Request: Provide an exact copy of the data, excluding the images.

Collected data:
══════════
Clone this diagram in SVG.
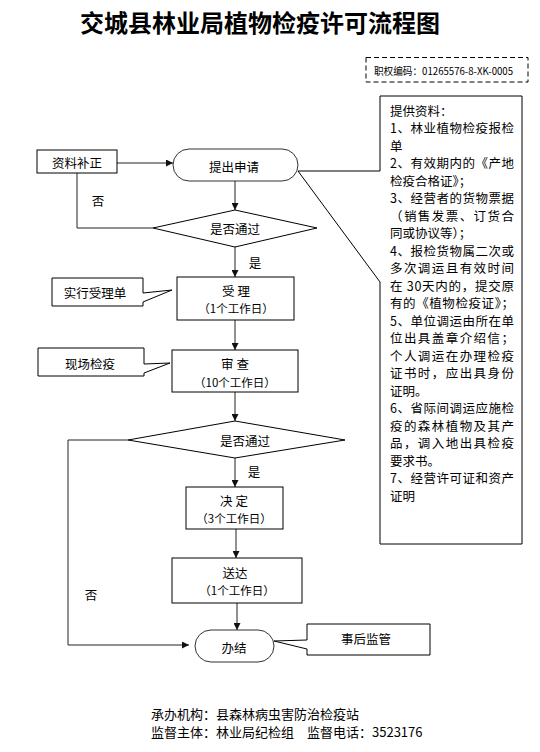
<svg xmlns="http://www.w3.org/2000/svg" width="540" height="752" viewBox="0 0 540 752">
<style>
text{font-family:"Noto Sans CJK SC","Liberation Sans",sans-serif;fill:#000;}
.t{font-size:12.5px;text-anchor:middle;dominant-baseline:central;}
.s{font-size:11.5px;text-anchor:middle;dominant-baseline:central;}
.b{font-size:12.5px;dominant-baseline:central;}
.f{font-size:13px;dominant-baseline:central;}
.shape{fill:#fff;stroke:#000;stroke-width:1;}
.rnd{fill:#fff;stroke:#333;stroke-width:1;}
.ln{fill:none;stroke:#222;stroke-width:1;}
</style>
<defs>
<marker id="ah" viewBox="0 0 8 8" refX="8" refY="4" markerWidth="7" markerHeight="7" markerUnits="userSpaceOnUse" orient="auto">
<path d="M0,0 L8,4 L0,8 Z" fill="#111"/>
</marker>
</defs>
<rect width="540" height="752" fill="#fff"/>

<g id="title">
<text x="260" y="21" style="font-size:24px;font-weight:bold;text-anchor:middle;dominant-baseline:central;">交城县林业局植物检疫许可流程图</text>
</g>

<g id="code">
<rect x="366" y="57.5" width="162" height="24.5" fill="none" stroke="#000" stroke-width="1" stroke-dasharray="5,3"/>
<text x="374" y="70" style="font-size:10px;dominant-baseline:central;" textLength="139" lengthAdjust="spacingAndGlyphs">职权编码：01265576-8-XK-0005</text>
</g>

<g id="connectors">
<line class="ln" x1="117" y1="163" x2="173" y2="163" marker-end="url(#ah)"/>
<line class="ln" x1="235" y1="181" x2="235" y2="210" marker-end="url(#ah)"/>
<polyline class="ln" points="153,228 77,228 77,173"/>
<line class="ln" x1="235" y1="247" x2="235" y2="277" marker-end="url(#ah)"/>
<line class="ln" x1="235" y1="320" x2="235" y2="350" marker-end="url(#ah)"/>
<line class="ln" x1="235" y1="392" x2="235" y2="421" marker-end="url(#ah)"/>
<line class="ln" x1="235" y1="458" x2="235" y2="487" marker-end="url(#ah)"/>
<line class="ln" x1="236" y1="529" x2="236" y2="558" marker-end="url(#ah)"/>
<line class="ln" x1="237" y1="603" x2="237" y2="630" marker-end="url(#ah)"/>
<polyline class="ln" points="128,440 68,440 68,645 189,645" marker-end="url(#ah)"/>
<text class="t" x="98" y="200">否</text>
<text class="t" x="255" y="262">是</text>
<text class="t" x="254" y="471">是</text>
<text class="t" x="91" y="594">否</text>
</g>

<g id="n-buzheng">
<rect class="shape" x="37" y="150" width="80" height="23"/>
<text class="t" x="77" y="162">资料补正</text>
</g>

<g id="n-shenqing">
<rect class="rnd" x="173" y="149" width="125" height="32" rx="16" ry="16"/>
<text class="t" x="234" y="166">提出申请</text>
</g>

<g id="n-ziliao">
<path class="shape" d="M380,96 H522 V544 H380 V282 L298,171 H380 Z"/>
<text class="b" x="390" y="110">提供资料：</text>
<text class="b" x="390" y="127.5" textLength="124" lengthAdjust="spacing">1、林业植物检疫报检</text>
<text class="b" x="390" y="145">单</text>
<text class="b" x="390" y="162.5" textLength="124" lengthAdjust="spacing">2、有效期内的《产地</text>
<text class="b" x="390" y="180">检疫合格证》；</text>
<text class="b" x="390" y="197.5" textLength="124" lengthAdjust="spacing">3、经营者的货物票据</text>
<text class="b" x="390" y="215" textLength="124" lengthAdjust="spacing">（销售发票、订货合</text>
<text class="b" x="390" y="232.5">同或协议等）；</text>
<text class="b" x="390" y="250" textLength="124" lengthAdjust="spacing">4、报检货物属二次或</text>
<text class="b" x="390" y="267.5" textLength="124" lengthAdjust="spacing">多次调运且有效时间</text>
<text class="b" x="390" y="285" textLength="124" lengthAdjust="spacing">在 30天内的，提交原</text>
<text class="b" x="390" y="302.5" textLength="124" lengthAdjust="spacing">有的《植物检疫证》；</text>
<text class="b" x="390" y="320" textLength="124" lengthAdjust="spacing">5、单位调运由所在单</text>
<text class="b" x="390" y="337.5" textLength="124" lengthAdjust="spacing">位出具盖章介绍信；</text>
<text class="b" x="390" y="355" textLength="124" lengthAdjust="spacing">个人调运在办理检疫</text>
<text class="b" x="390" y="372.5" textLength="124" lengthAdjust="spacing">证书时，应出具身份</text>
<text class="b" x="390" y="390">证明。</text>
<text class="b" x="390" y="407.5" textLength="124" lengthAdjust="spacing">6、省际间调运应施检</text>
<text class="b" x="390" y="425" textLength="124" lengthAdjust="spacing">疫的森林植物及其产</text>
<text class="b" x="390" y="442.5" textLength="124" lengthAdjust="spacing">品，调入地出具检疫</text>
<text class="b" x="390" y="460">要求书。</text>
<text class="b" x="390" y="477.5" textLength="124" lengthAdjust="spacing">7、经营许可证和资产</text>
<text class="b" x="390" y="495">证明</text>
</g>

<g id="n-pass1">
<polygon class="shape" points="153,228 235,210 317,228 235,247"/>
<text class="t" x="235" y="228">是否通过</text>
</g>

<g id="n-shouli">
<rect class="shape" x="177" y="277" width="117" height="43"/>
<text class="t" x="236" y="290">受 理</text>
<text class="s" x="236" y="308">（1个工作日）</text>
</g>

<g id="n-shoulidan">
<path class="shape" d="M52,278 H143 V293 L172,290 L143,302 V306 H52 Z"/>
<text class="t" x="95" y="292">实行受理单</text>
</g>

<g id="n-shencha">
<rect class="shape" x="172" y="350" width="126" height="42"/>
<text class="t" x="235" y="363">审 查</text>
<text class="s" x="235" y="382">（10个工作日）</text>
</g>

<g id="n-xianchang">
<path class="shape" d="M38,348 H144 V364 L170,363 L144,373 V376 H38 Z"/>
<text class="t" x="90" y="363">现场检疫</text>
</g>

<g id="n-pass2">
<polygon class="shape" points="128,440 235,421 345,440 235,458"/>
<text class="t" x="245" y="440">是否通过</text>
</g>

<g id="n-jueding">
<rect class="shape" x="186" y="487" width="97" height="42"/>
<text class="t" x="234" y="500">决 定</text>
<text class="s" x="234" y="518">（3个工作日）</text>
</g>

<g id="n-songda">
<rect class="shape" x="172" y="558" width="130" height="45"/>
<text class="t" x="235" y="572">送达</text>
<text class="s" x="237" y="590">（1个工作日）</text>
</g>

<g id="n-banjie">
<rect class="rnd" x="195" y="630" width="79" height="32" rx="16" ry="16"/>
<text class="t" x="234" y="647">办结</text>
</g>

<g id="n-jianguan">
<path class="shape" d="M307,624 H430 V655 H307 V649 L274,641 L307,640 Z"/>
<text class="t" x="366" y="638">事后监管</text>
</g>

<g id="footer">
<text class="f" x="151" y="713">承办机构：县森林病虫害防治检疫站</text>
<text class="f" x="151" y="731">监督主体：林业局纪检组　监督电话：3523176</text>
</g>
</svg>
══════════
Worked solution:
Clone this diagram in SVG.
<svg xmlns="http://www.w3.org/2000/svg" width="540" height="752" viewBox="0 0 540 752">
<style>
text{font-family:"Noto Sans CJK SC","Liberation Sans",sans-serif;fill:#000;}
.t{font-size:12.5px;text-anchor:middle;dominant-baseline:central;}
.s{font-size:11.5px;text-anchor:middle;dominant-baseline:central;}
.b{font-size:12.5px;dominant-baseline:central;}
.f{font-size:13px;dominant-baseline:central;}
.shape{fill:#fff;stroke:#000;stroke-width:1;}
.rnd{fill:#fff;stroke:#333;stroke-width:1;}
.ln{fill:none;stroke:#222;stroke-width:1;}
</style>
<defs>
<marker id="ah" viewBox="0 0 8 8" refX="8" refY="4" markerWidth="7" markerHeight="7" markerUnits="userSpaceOnUse" orient="auto">
<path d="M0,0 L8,4 L0,8 Z" fill="#111"/>
</marker>
</defs>
<rect width="540" height="752" fill="#fff"/>

<g id="title">
<text x="260" y="21" style="font-size:24px;font-weight:bold;text-anchor:middle;dominant-baseline:central;">交城县林业局植物检疫许可流程图</text>
</g>

<g id="code">
<rect x="366" y="57.5" width="162" height="24.5" fill="none" stroke="#000" stroke-width="1" stroke-dasharray="5,3"/>
<text x="374" y="70" style="font-size:10px;dominant-baseline:central;" textLength="139" lengthAdjust="spacingAndGlyphs">职权编码：01265576-8-XK-0005</text>
</g>

<g id="connectors">
<line class="ln" x1="117" y1="163" x2="173" y2="163" marker-end="url(#ah)"/>
<line class="ln" x1="235" y1="181" x2="235" y2="210" marker-end="url(#ah)"/>
<polyline class="ln" points="153,228 77,228 77,173"/>
<line class="ln" x1="235" y1="247" x2="235" y2="277" marker-end="url(#ah)"/>
<line class="ln" x1="235" y1="320" x2="235" y2="350" marker-end="url(#ah)"/>
<line class="ln" x1="235" y1="392" x2="235" y2="421" marker-end="url(#ah)"/>
<line class="ln" x1="235" y1="458" x2="235" y2="487" marker-end="url(#ah)"/>
<line class="ln" x1="236" y1="529" x2="236" y2="558" marker-end="url(#ah)"/>
<line class="ln" x1="237" y1="603" x2="237" y2="630" marker-end="url(#ah)"/>
<polyline class="ln" points="128,440 68,440 68,645 189,645" marker-end="url(#ah)"/>
<text class="t" x="98" y="200">否</text>
<text class="t" x="255" y="262">是</text>
<text class="t" x="254" y="471">是</text>
<text class="t" x="91" y="594">否</text>
</g>

<g id="n-buzheng">
<rect class="shape" x="37" y="150" width="80" height="23"/>
<text class="t" x="77" y="162">资料补正</text>
</g>

<g id="n-shenqing">
<rect class="rnd" x="173" y="149" width="125" height="32" rx="16" ry="16"/>
<text class="t" x="234" y="166">提出申请</text>
</g>

<g id="n-ziliao">
<path class="shape" d="M380,96 H522 V544 H380 V282 L298,171 H380 Z"/>
<text class="b" x="390" y="110">提供资料：</text>
<text class="b" x="390" y="127.5" textLength="124" lengthAdjust="spacing">1、林业植物检疫报检</text>
<text class="b" x="390" y="145">单</text>
<text class="b" x="390" y="162.5" textLength="124" lengthAdjust="spacing">2、有效期内的《产地</text>
<text class="b" x="390" y="180">检疫合格证》；</text>
<text class="b" x="390" y="197.5" textLength="124" lengthAdjust="spacing">3、经营者的货物票据</text>
<text class="b" x="390" y="215" textLength="124" lengthAdjust="spacing">（销售发票、订货合</text>
<text class="b" x="390" y="232.5">同或协议等）；</text>
<text class="b" x="390" y="250" textLength="124" lengthAdjust="spacing">4、报检货物属二次或</text>
<text class="b" x="390" y="267.5" textLength="124" lengthAdjust="spacing">多次调运且有效时间</text>
<text class="b" x="390" y="285" textLength="124" lengthAdjust="spacing">在 30天内的，提交原</text>
<text class="b" x="390" y="302.5" textLength="124" lengthAdjust="spacing">有的《植物检疫证》；</text>
<text class="b" x="390" y="320" textLength="124" lengthAdjust="spacing">5、单位调运由所在单</text>
<text class="b" x="390" y="337.5" textLength="124" lengthAdjust="spacing">位出具盖章介绍信；</text>
<text class="b" x="390" y="355" textLength="124" lengthAdjust="spacing">个人调运在办理检疫</text>
<text class="b" x="390" y="372.5" textLength="124" lengthAdjust="spacing">证书时，应出具身份</text>
<text class="b" x="390" y="390">证明。</text>
<text class="b" x="390" y="407.5" textLength="124" lengthAdjust="spacing">6、省际间调运应施检</text>
<text class="b" x="390" y="425" textLength="124" lengthAdjust="spacing">疫的森林植物及其产</text>
<text class="b" x="390" y="442.5" textLength="124" lengthAdjust="spacing">品，调入地出具检疫</text>
<text class="b" x="390" y="460">要求书。</text>
<text class="b" x="390" y="477.5" textLength="124" lengthAdjust="spacing">7、经营许可证和资产</text>
<text class="b" x="390" y="495">证明</text>
</g>

<g id="n-pass1">
<polygon class="shape" points="153,228 235,210 317,228 235,247"/>
<text class="t" x="235" y="228">是否通过</text>
</g>

<g id="n-shouli">
<rect class="shape" x="177" y="277" width="117" height="43"/>
<text class="t" x="236" y="290">受 理</text>
<text class="s" x="236" y="308">（1个工作日）</text>
</g>

<g id="n-shoulidan">
<path class="shape" d="M52,278 H143 V293 L172,290 L143,302 V306 H52 Z"/>
<text class="t" x="95" y="292">实行受理单</text>
</g>

<g id="n-shencha">
<rect class="shape" x="172" y="350" width="126" height="42"/>
<text class="t" x="235" y="363">审 查</text>
<text class="s" x="235" y="382">（10个工作日）</text>
</g>

<g id="n-xianchang">
<path class="shape" d="M38,348 H144 V364 L170,363 L144,373 V376 H38 Z"/>
<text class="t" x="90" y="363">现场检疫</text>
</g>

<g id="n-pass2">
<polygon class="shape" points="128,440 235,421 345,440 235,458"/>
<text class="t" x="245" y="440">是否通过</text>
</g>

<g id="n-jueding">
<rect class="shape" x="186" y="487" width="97" height="42"/>
<text class="t" x="234" y="500">决 定</text>
<text class="s" x="234" y="518">（3个工作日）</text>
</g>

<g id="n-songda">
<rect class="shape" x="172" y="558" width="130" height="45"/>
<text class="t" x="235" y="572">送达</text>
<text class="s" x="237" y="590">（1个工作日）</text>
</g>

<g id="n-banjie">
<rect class="rnd" x="195" y="630" width="79" height="32" rx="16" ry="16"/>
<text class="t" x="234" y="647">办结</text>
</g>

<g id="n-jianguan">
<path class="shape" d="M307,624 H430 V655 H307 V649 L274,641 L307,640 Z"/>
<text class="t" x="366" y="638">事后监管</text>
</g>

<g id="footer">
<text class="f" x="151" y="713">承办机构：县森林病虫害防治检疫站</text>
<text class="f" x="151" y="731">监督主体：林业局纪检组　监督电话：3523176</text>
</g>
</svg>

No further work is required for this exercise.